Now everyone can just have fun, and since we know the rules it plays quite smoothly. It just requires players not to get hung up on whether another character finishes twice the orcs theirs does.

I can understand this, not because I experienced it with 3E at all, but because that is exactly my experience with BECMI, and mostly my experienced with AD&D 1E (as long as you stick to the core books).

This might be somewhat analogous to the "uncanny valley" effect in art, where, for example, a drawing of a person is almost lifelike, but a little off. A lot of people won't like it. A photo or a realistic portrayal is ok. An obviously distorted version (e.g. cartoon) is ok. But the thing in the valley is not.
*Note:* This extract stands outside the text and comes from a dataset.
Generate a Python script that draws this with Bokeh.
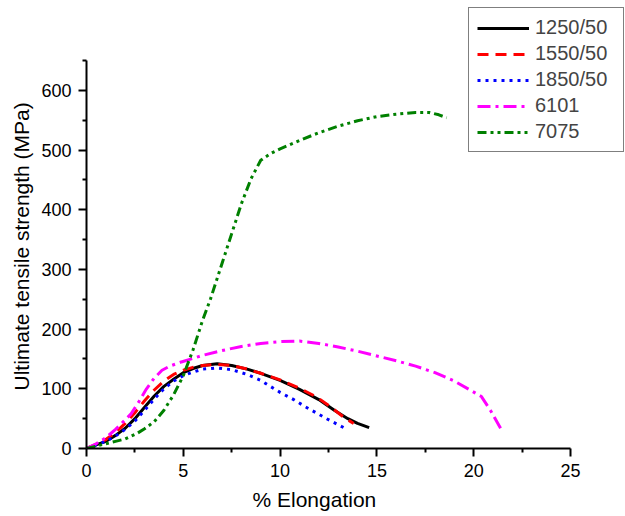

BECMI and base AD&D are messed up all over the place. But having learned their quirks, I find that I don't mind them all that much. Asking for balance in BECMI is like complaining about the cartoonish characters in World of Warcraft--it's a sign you are in the wrong place. Whereas, 3E has just enough balance to make me unhappy with its gaps.
 

BECMI and base AD&D are messed up all over the place. But having learned their quirks, I find that I don't mind them all that much. Asking for balance in BECMI is like complaining about the cartoonish characters in World of Warcraft--it's a sign you are in the wrong place. Whereas, 3E has just enough balance to make me unhappy with its gaps.

Honestly, a lot of the quirks in BECMI, like the XP tables, are there for balance. At least according to Gygax. 3E, by unifying the systems, created a flat and even racetrack over what was a handicap course set up to play to different strengths.